Incorporating classroom-embedded “mentor teacher” positions into a schoolwide leadership structure alongside full-time “master teacher” positions confers the following advantages. First, adding mentor roles provides more teachers with opportunities to take on formal instructional teacher leadership roles in their schools. Mentors generally support eight to ten of their colleagues. Second, the mentor role offers an important opportunity for expert teachers who are not ready to engage in instructional leadership full time and would like to continue teaching their own classes. Mentor teachers can also co-teach, model lessons, and co-lead instructional leadership team meetings alongside master teachers, preparing them to take on that role.
Having multiple roles extends the reach of formal instructional teacher leadership in significant ways. Incorporating both master and mentor teacher positions into a school’s teaching staff greatly expands instructional leadership capacity, enabling all teachers to benefit from more frequent observations, providing higher doses of in-class coaching, and increasing support from expert teachers in planning and facilitating collaborative team meetings.
The mentor role in particular helps keep the schoolwide instructional leadership team deeply grounded in the realities of day-to-day classroom teaching. “During our meetings, we’ll look to our mentor teachers and ask, ‘How does that sound to you for your classroom? Does that sound manageable? Does that seem like it really matches your needs? Does that seem like it will make sense to teachers?’,” explained Amy Whittington, the principal of North/South Elementary in Central Decatur Community School District in Iowa. “One of our mentor teachers is really good about saying, ‘Okay, this is me speaking from the classroom, and that’s unreasonable’ or ‘We’re not going to be able to do that that way, so let’s look at it from another angle.’”
When teachers have a career path, they are more likely to stay in a district
Leveraged strategically, teacher leadership roles can provide a kind of “super fuel” for solving many pressing challenges at once: expanding instructional leadership and distributing leadership in school buildings; reliably observing and providing more useful and frequent feedback to teachers; greatly improving the relevance and effectiveness of professional learning; increasing teacher retention; and accelerating student learning. We see this happen across the nation as teacher leadership roles become a sought after opportunity.

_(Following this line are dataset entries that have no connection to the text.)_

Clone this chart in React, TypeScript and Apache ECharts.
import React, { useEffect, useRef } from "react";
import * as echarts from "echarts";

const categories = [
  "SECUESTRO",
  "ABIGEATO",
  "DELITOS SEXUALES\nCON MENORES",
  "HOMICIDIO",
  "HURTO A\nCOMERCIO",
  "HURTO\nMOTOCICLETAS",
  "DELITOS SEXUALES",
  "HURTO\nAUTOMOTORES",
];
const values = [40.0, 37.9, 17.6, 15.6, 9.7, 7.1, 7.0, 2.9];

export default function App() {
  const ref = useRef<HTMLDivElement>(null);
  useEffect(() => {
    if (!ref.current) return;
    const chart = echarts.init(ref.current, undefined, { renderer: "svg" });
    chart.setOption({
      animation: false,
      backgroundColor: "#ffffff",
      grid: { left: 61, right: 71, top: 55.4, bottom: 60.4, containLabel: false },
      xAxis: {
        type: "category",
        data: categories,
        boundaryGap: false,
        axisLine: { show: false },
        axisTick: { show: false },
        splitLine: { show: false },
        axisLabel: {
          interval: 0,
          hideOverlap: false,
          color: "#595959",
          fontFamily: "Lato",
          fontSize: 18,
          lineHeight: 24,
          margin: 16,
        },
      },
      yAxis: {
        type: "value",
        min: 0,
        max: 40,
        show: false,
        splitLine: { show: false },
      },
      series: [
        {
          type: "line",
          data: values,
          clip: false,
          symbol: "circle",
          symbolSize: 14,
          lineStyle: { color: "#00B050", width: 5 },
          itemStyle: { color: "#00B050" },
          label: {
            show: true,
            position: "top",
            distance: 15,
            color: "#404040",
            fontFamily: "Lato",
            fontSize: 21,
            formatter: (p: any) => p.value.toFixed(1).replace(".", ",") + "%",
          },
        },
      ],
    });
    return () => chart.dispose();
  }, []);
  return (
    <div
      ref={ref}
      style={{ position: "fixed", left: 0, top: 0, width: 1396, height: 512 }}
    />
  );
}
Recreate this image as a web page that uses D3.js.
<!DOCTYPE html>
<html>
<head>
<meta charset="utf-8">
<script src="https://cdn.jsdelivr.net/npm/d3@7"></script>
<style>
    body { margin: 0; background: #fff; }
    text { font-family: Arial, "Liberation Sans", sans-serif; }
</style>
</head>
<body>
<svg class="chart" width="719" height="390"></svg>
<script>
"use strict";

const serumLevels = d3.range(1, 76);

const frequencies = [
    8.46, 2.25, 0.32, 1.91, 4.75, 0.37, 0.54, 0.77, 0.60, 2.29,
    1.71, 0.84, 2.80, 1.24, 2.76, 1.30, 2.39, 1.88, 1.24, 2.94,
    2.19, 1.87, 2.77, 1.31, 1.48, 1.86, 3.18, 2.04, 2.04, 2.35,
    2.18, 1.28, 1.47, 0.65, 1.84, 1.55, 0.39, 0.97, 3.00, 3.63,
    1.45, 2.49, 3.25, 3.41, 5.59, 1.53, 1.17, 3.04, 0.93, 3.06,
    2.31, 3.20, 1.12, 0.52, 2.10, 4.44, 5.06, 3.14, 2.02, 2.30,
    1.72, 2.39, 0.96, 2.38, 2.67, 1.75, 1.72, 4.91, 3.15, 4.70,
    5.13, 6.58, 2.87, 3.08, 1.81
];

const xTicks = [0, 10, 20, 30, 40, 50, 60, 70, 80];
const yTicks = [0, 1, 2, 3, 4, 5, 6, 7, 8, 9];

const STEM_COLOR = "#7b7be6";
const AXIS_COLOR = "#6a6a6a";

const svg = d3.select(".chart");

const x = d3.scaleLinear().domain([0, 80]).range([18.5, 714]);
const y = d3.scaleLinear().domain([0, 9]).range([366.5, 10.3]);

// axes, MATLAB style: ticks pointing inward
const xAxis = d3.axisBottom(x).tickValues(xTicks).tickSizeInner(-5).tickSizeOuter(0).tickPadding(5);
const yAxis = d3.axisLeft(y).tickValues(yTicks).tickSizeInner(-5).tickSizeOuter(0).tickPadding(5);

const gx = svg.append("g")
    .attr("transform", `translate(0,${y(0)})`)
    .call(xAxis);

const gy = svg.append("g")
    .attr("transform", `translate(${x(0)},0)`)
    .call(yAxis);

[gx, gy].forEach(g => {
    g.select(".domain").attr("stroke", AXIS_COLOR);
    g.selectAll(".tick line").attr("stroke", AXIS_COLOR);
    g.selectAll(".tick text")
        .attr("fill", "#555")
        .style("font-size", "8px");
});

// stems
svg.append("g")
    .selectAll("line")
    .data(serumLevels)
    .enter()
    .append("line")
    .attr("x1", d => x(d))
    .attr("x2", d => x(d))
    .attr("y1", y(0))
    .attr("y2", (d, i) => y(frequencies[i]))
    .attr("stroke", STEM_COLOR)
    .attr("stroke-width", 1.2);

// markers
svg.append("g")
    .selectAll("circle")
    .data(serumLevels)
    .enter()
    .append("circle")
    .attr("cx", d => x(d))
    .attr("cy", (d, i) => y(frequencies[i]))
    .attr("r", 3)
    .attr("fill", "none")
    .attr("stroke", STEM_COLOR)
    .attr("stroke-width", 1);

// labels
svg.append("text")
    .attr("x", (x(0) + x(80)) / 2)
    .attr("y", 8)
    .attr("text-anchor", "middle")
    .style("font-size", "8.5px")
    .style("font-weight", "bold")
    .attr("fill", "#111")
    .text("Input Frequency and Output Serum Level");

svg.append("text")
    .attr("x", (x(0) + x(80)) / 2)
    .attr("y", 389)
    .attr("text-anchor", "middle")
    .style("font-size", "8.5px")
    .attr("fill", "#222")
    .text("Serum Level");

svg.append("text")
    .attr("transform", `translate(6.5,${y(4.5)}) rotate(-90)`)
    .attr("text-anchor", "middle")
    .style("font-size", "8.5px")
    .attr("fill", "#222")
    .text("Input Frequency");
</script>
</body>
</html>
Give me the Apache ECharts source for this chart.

Slaton Independent School District in Texas provides a strong example of how teacher leadership roles can strengthen the leadership pipeline. Master teachers often move into school leadership positions in Slaton, creating openings for mentor teachers to move along the career ladder into the master teacher roles. Classroom teachers are recruited to fill the newly opened mentor teacher positions. “I tell my most effective teachers that I see them as potential members of the leadership team in their school,” said Superintendent Jim Andrus, “Being selected as a teacher leader becomes a goal, and they are more likely to remain in the district with a career pathway to pursue.”

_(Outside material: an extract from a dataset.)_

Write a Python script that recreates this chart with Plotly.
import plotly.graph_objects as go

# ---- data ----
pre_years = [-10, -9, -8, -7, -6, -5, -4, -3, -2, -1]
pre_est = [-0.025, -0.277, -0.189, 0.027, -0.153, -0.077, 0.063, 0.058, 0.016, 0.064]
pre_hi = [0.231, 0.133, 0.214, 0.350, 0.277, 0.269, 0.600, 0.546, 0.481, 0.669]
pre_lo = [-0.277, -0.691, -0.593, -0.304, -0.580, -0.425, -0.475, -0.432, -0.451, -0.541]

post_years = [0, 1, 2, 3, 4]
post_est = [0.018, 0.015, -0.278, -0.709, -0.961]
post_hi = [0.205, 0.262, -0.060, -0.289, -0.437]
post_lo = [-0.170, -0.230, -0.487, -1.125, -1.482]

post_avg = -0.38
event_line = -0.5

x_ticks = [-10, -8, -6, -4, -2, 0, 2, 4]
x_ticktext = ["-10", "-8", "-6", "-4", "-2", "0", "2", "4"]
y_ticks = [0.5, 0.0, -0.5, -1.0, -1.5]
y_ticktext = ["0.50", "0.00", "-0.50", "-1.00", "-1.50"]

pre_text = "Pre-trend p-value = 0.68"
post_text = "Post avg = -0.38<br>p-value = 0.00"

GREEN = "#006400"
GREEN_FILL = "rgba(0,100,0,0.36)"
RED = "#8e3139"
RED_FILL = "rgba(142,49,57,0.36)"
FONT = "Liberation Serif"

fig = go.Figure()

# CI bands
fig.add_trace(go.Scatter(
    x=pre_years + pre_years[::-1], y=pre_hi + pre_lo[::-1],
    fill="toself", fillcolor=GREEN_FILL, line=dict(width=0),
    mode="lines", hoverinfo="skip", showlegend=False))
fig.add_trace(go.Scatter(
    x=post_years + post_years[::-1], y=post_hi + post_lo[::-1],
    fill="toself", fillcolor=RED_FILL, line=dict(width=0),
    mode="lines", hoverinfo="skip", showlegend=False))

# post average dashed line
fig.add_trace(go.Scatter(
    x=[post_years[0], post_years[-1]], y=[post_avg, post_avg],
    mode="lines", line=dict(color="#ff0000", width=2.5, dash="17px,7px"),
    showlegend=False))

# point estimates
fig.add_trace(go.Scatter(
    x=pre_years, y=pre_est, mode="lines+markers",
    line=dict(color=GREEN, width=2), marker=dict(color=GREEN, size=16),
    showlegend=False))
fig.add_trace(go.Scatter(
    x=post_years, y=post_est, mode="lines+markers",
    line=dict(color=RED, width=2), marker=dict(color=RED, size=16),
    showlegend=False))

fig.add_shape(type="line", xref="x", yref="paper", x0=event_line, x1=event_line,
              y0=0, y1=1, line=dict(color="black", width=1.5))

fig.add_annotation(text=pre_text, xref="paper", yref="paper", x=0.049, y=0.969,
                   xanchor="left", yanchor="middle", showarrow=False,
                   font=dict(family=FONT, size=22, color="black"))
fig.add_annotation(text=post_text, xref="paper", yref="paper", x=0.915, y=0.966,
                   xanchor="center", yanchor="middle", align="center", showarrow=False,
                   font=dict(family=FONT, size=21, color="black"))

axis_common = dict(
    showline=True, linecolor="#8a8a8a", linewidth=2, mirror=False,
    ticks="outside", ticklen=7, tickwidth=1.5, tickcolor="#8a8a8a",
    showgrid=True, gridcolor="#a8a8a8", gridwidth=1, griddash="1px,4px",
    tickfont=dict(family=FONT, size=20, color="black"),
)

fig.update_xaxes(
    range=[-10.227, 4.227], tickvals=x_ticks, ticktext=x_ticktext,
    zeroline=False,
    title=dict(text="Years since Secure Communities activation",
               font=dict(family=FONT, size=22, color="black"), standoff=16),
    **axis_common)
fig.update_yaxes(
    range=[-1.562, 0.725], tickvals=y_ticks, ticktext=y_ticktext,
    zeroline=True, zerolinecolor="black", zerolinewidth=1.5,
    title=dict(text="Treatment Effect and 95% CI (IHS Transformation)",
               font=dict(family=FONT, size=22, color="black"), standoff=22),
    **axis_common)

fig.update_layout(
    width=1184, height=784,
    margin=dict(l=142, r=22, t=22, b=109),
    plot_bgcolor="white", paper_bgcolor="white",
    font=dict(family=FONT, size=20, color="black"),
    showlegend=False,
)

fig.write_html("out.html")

Teacher leadership roles are also helping to retain effective teachers in the Chinle Unified School District, a 4,200 square mile area of the Navajo Nation in Arizona. Working with NIET, Chinle has developed master and mentor teacher positions in every school. These teacher leaders play a critical role in supporting teachers to use new, high-quality curricula. “The NIET partnership has helped foster a professional learning community in which the stakeholders are constantly analyzing data and figuring out what is working and what isn’t,” Superintendent Quincy Natay said. This learning for teachers is having a direct impact on the quality and consistency of teaching and learning across the district.
In Orangeburg County School District in South Carolina, Elloree Elementary School Principal Casandra Jenkins is focused on how a structure of teacher leaders in her school is helping her staff to use high-quality instructional materials. Teacher leaders work with school leaders to plan professional learning and classroom coaching. “Our teacher leaders work closely with teachers to break the curriculum down into small pieces and make connections with specific expectations for strong teaching in our state teaching standards,” Dr. Jenkins said. “Once teachers saw how they could take a lesson plan and customize it to the needs of their children, how their own teaching practices would bring the lesson to life, they started to see how to use the curriculum each day to meet the needs of students.” Teachers leaders are playing a key role in this system of continuous improvement.
Teacher leadership roles offer a powerful solution to the challenges of the teacher shortage by creating schools teachers want to be in. Teacher leaders working with school leaders offer the opportunity for high-impact professional learning communities and classroom coaching for teachers. Through their participation in the school leadership team, teacher leaders enhance the quality, consistency and alignment between instruction and other school systems or programs. This results in a professional learning environment that attracts and retains teachers. In the longer term, the opportunity to take on a leadership role offers an incentive for talented teachers to remain in the profession. As districts seek to attract, develop and retain teachers, teacher leadership is a strategy that works.